The games have begun, and, so far, they're pretty gripping.
"The Hunger Games: Songs from District 12 and Beyond"/Universal Republic Records
It was never going to be easy living up to the expectations of the devoted fans of "The Hunger Games." But Grammy-winning producer T Bone Burnett has managed to create a deftly meditative soundtrack to the movie adaptation of the best-selling book, bringing together big names and indie darlings of all stripes on this guitar- and banjo-heavy release.
The surprise comes from the soulful direction of this 17-track album. One might have expected a more energetic and thrilling sound.

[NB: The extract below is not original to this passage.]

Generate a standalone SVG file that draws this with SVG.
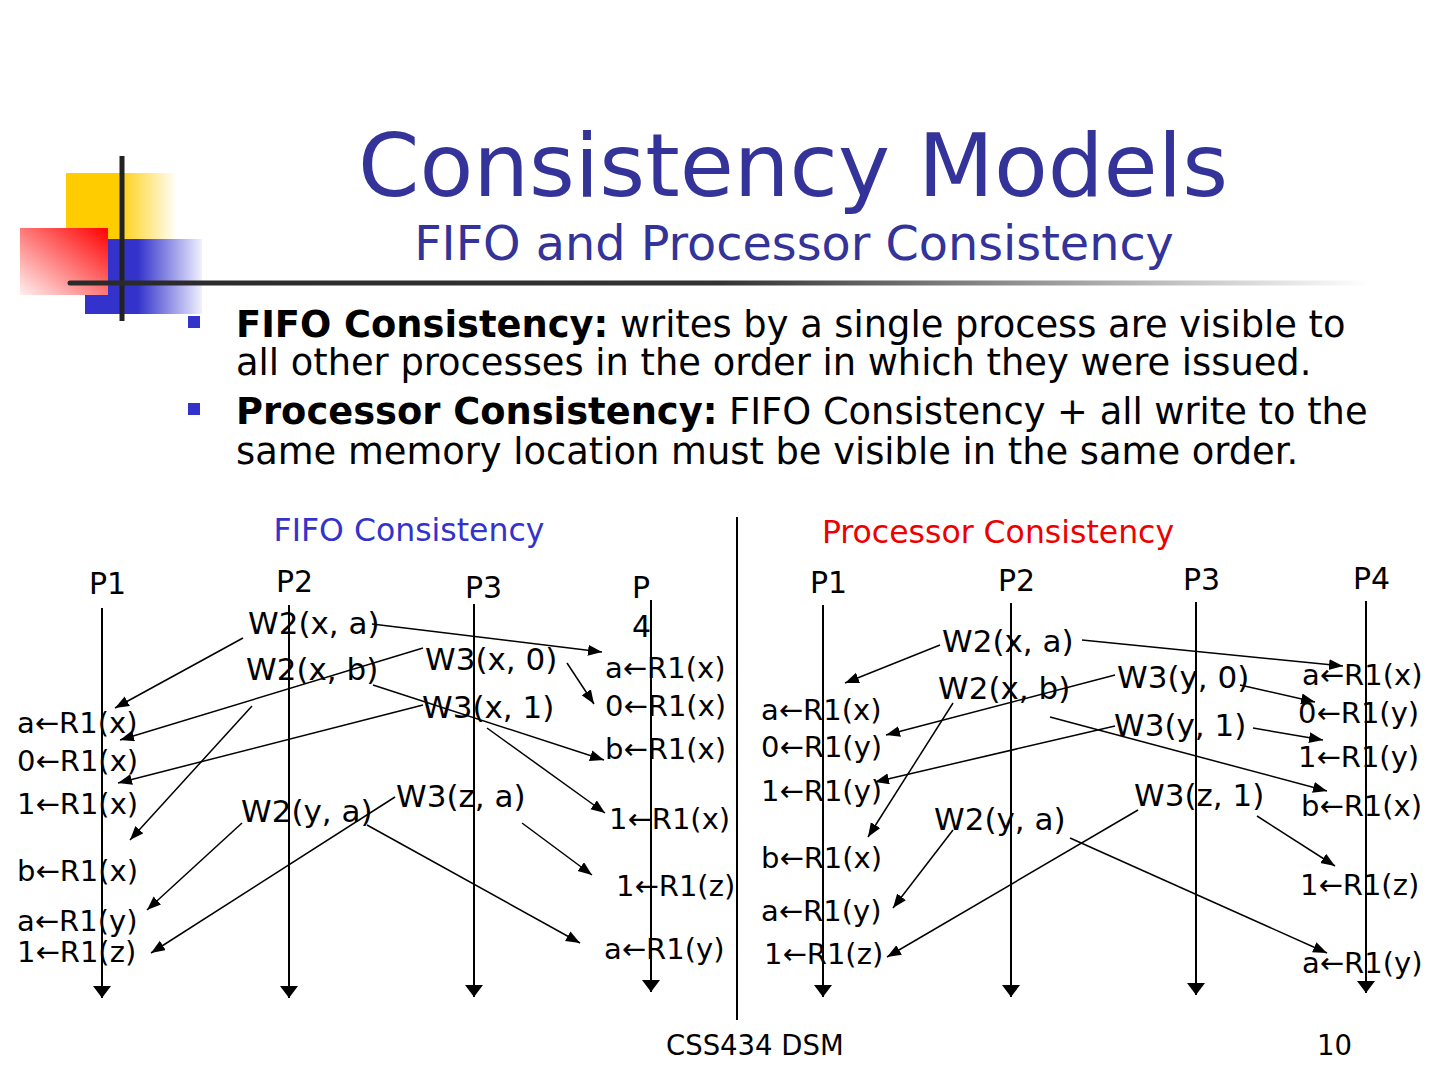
<svg xmlns="http://www.w3.org/2000/svg" width="1440" height="1080" viewBox="0 0 1440 1080">
<style>
text{font-family:"DejaVu Sans","Liberation Sans",sans-serif;fill:#000}
.ttl{fill:#333399}
.b{font-size:36.8px}
.bb{font-weight:bold}
.p{font-size:30px}
.w{font-size:31px}
.r{font-size:29px}
.conn line{stroke:#000;stroke-width:1.5;marker-end:url(#ah)}
.proc line{stroke:#000;stroke-width:2;marker-end:url(#ph)}
</style>
<defs>
<marker id="ah" markerUnits="userSpaceOnUse" markerWidth="16" markerHeight="12" refX="14" refY="5.5" orient="auto"><path d="M0,0 L14,5.5 L0,11 z" fill="#000"/></marker>
<marker id="ph" markerUnits="userSpaceOnUse" markerWidth="20" markerHeight="20" refX="12" refY="9" orient="auto"><path d="M0,0 L12,9 L0,18 z" fill="#000"/></marker>
<linearGradient id="gy" x1="0" y1="0" x2="1" y2="0"><stop offset="0" stop-color="#FFCC00"/><stop offset="0.45" stop-color="#FFCC00"/><stop offset="1" stop-color="#FFFFFF"/></linearGradient>
<linearGradient id="gr" x1="0" y1="1" x2="1" y2="0"><stop offset="0" stop-color="#FFF0F0"/><stop offset="1" stop-color="#FF0000"/></linearGradient>
<linearGradient id="gb" x1="0" y1="0" x2="1" y2="0"><stop offset="0" stop-color="#3333CC"/><stop offset="0.45" stop-color="#3333CC"/><stop offset="1" stop-color="#F0F0FF"/></linearGradient>
<linearGradient id="gl" x1="70" y1="0" x2="1370" y2="0" gradientUnits="userSpaceOnUse"><stop offset="0" stop-color="#2a2a2a"/><stop offset="0.5" stop-color="#333"/><stop offset="1" stop-color="#333" stop-opacity="0"/></linearGradient>
</defs>

<g id="logo">
<rect x="66" y="173" width="111" height="67" fill="url(#gy)"/>
<rect x="85" y="239" width="117" height="75" fill="url(#gb)"/>
<rect x="20" y="228" width="88" height="67" fill="url(#gr)"/>
<line x1="122" y1="156" x2="122" y2="321" stroke="#222" stroke-width="5"/>
<line x1="70" y1="283" x2="1370" y2="283" stroke="url(#gl)" stroke-width="5" stroke-linecap="round"/>
</g>

<g id="title">
<text class="ttl" x="793" y="196" font-size="88" text-anchor="middle">Consistency Models</text>
<text class="ttl" x="794" y="260" font-size="47.7" text-anchor="middle">FIFO and Processor Consistency</text>
</g>

<g id="bullets">
<rect x="188" y="316" width="12" height="12" fill="#3333CC"/>
<rect x="188" y="403" width="12" height="12" fill="#3333CC"/>
<text class="b" x="236" y="337"><tspan class="bb">FIFO Consistency:</tspan> writes by a single process are visible to</text>
<text class="b" x="236" y="375">all other processes in the order in which they were issued.</text>
<text class="b" x="236" y="424"><tspan class="bb">Processor Consistency:</tspan> FIFO Consistency + all write to the</text>
<text class="b" x="236" y="464">same memory location must be visible in the same order.</text>
</g>

<g id="headings">
<text x="409" y="541" font-size="31.5" style="fill:#3333CC" text-anchor="middle">FIFO Consistency</text>
<text x="998" y="543" font-size="31.5" style="fill:#EE0000" text-anchor="middle">Processor Consistency</text>
<line x1="737" y1="517" x2="737" y2="1020" stroke="#000" stroke-width="2"/>
</g>

<g id="fifo-processes" class="proc">
<text class="p" x="89" y="594">P1</text>
<text class="p" x="276" y="592">P2</text>
<text class="p" x="465" y="598">P3</text>
<text class="p" x="632" y="598">P</text>
<text class="p" x="632" y="637">4</text>
<line x1="102" y1="608" x2="102" y2="998"/>
<line x1="289" y1="605" x2="289" y2="998"/>
<line x1="474" y1="604" x2="474" y2="997"/>
<line x1="651" y1="600" x2="651" y2="992"/>
</g>

<g id="fifo-ops">
<text class="w" x="248" y="634">W2(x, a)</text>
<text class="w" x="246" y="680">W2(x, b)</text>
<text class="w" x="425" y="670">W3(x, 0)</text>
<text class="w" x="422" y="718">W3(x, 1)</text>
<text class="w" x="396" y="807">W3(z, a)</text>
<text class="w" x="241" y="822">W2(y, a)</text>
<text class="r" x="17" y="733">a←R1(x)</text>
<text class="r" x="17" y="771">0←R1(x)</text>
<text class="r" x="17" y="814">1←R1(x)</text>
<text class="r" x="17" y="881">b←R1(x)</text>
<text class="r" x="17" y="931">a←R1(y)</text>
<text class="r" x="17" y="962">1←R1(z)</text>
<text class="r" x="605" y="678">a←R1(x)</text>
<text class="r" x="605" y="716">0←R1(x)</text>
<text class="r" x="605" y="759">b←R1(x)</text>
<text class="r" x="609" y="829">1←R1(x)</text>
<text class="r" x="616" y="896">1←R1(z)</text>
<text class="r" x="604" y="959">a←R1(y)</text>
</g>

<g id="proc-processes" class="proc">
<text class="p" x="810" y="593">P1</text>
<text class="p" x="998" y="591">P2</text>
<text class="p" x="1183" y="590">P3</text>
<text class="p" x="1353" y="589">P4</text>
<line x1="823" y1="605" x2="823" y2="997"/>
<line x1="1011" y1="603" x2="1011" y2="997"/>
<line x1="1196" y1="602" x2="1196" y2="995"/>
<line x1="1366" y1="601" x2="1366" y2="993"/>
</g>

<g id="proc-ops">
<text class="w" x="942" y="652">W2(x, a)</text>
<text class="w" x="938" y="699">W2(x, b)</text>
<text class="w" x="1117" y="688">W3(y, 0)</text>
<text class="w" x="1114" y="736">W3(y, 1)</text>
<text class="w" x="1134" y="806">W3(z, 1)</text>
<text class="w" x="934" y="830">W2(y, a)</text>
<text class="r" x="761" y="720">a←R1(x)</text>
<text class="r" x="761" y="757">0←R1(y)</text>
<text class="r" x="761" y="801">1←R1(y)</text>
<text class="r" x="761" y="868">b←R1(x)</text>
<text class="r" x="761" y="921">a←R1(y)</text>
<text class="r" x="764" y="964">1←R1(z)</text>
<text class="r" x="1302" y="685">a←R1(x)</text>
<text class="r" x="1298" y="723">0←R1(y)</text>
<text class="r" x="1298" y="767">1←R1(y)</text>
<text class="r" x="1301" y="816">b←R1(x)</text>
<text class="r" x="1300" y="895">1←R1(z)</text>
<text class="r" x="1302" y="973">a←R1(y)</text>
</g>

<g id="connectors" class="conn">
<line x1="243" y1="638" x2="115" y2="708"/>
<line x1="423" y1="648" x2="120" y2="740"/>
<line x1="423" y1="705" x2="118" y2="783"/>
<line x1="252" y1="706" x2="130" y2="840"/>
<line x1="242" y1="823" x2="147" y2="910"/>
<line x1="395" y1="797" x2="151" y2="953"/>
<line x1="372" y1="624" x2="602" y2="652"/>
<line x1="567" y1="663" x2="594" y2="704"/>
<line x1="373" y1="685" x2="604" y2="760"/>
<line x1="487" y1="728" x2="605" y2="813"/>
<line x1="522" y1="823" x2="592" y2="875"/>
<line x1="367" y1="825" x2="580" y2="943"/>

<line x1="940" y1="645" x2="845" y2="683"/>
<line x1="1082" y1="640" x2="1343" y2="666"/>
<line x1="1115" y1="675" x2="886" y2="735"/>
<line x1="1115" y1="726" x2="875" y2="782"/>
<line x1="953" y1="703" x2="868" y2="837"/>
<line x1="1050" y1="717" x2="1327" y2="791"/>
<line x1="953" y1="830" x2="893" y2="908"/>
<line x1="1138" y1="810" x2="887" y2="957"/>
<line x1="1070" y1="838" x2="1327" y2="953"/>
<line x1="1240" y1="685" x2="1315" y2="702"/>
<line x1="1253" y1="728" x2="1323" y2="740"/>
<line x1="1257" y1="816" x2="1335" y2="866"/>
</g>

<g id="footer">
<text x="666" y="1055" font-size="27.5">CSS434 DSM</text>
<text x="1352" y="1055" font-size="27.5" text-anchor="end">10</text>
</g>
</svg>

A little bit country, a little bit indie and a little bit folksy, the mix makes for a rather charming recipe, pointing to themes of despair (Punch Brothers' "Dark Days"), injustice (The Decemberists' "One Engine"), loneliness, but also hope (The Secret Sisters' "Tomorrow Will Be Kinder") and humanity.
Double winners on this album are Grammy winners Taylor Swift and The Civil Wars, both with two tracks, one of which is a collaboration with each other, "Safe and Sound."
Swift's more impressive contribution is "Eyes Open." Its lyrics offer a double entendre commentary on the story's heroine, who has to be vigilant in order to stay alive, and the celebrity culture: "But now we've stepped into a cruel world/Where everybody stands and keeps score/Everybody's waiting for you to break down/Everybody's watching to see the fallout/Even when you're sleeping, sleeping/Keep your eye-eyes open."
Maroon 5 chips in with a Western-sounding ballad featuring Rozzi Crane, "Come Away to the Water," while Miranda Lambert brings out the big country guns with her group the Pistol Annies in "Run Daddy Run."
CHECK OUT THIS TRACK: Birdy hypnotizes with the eerie melody of "Just a Game" and her guttural vocals.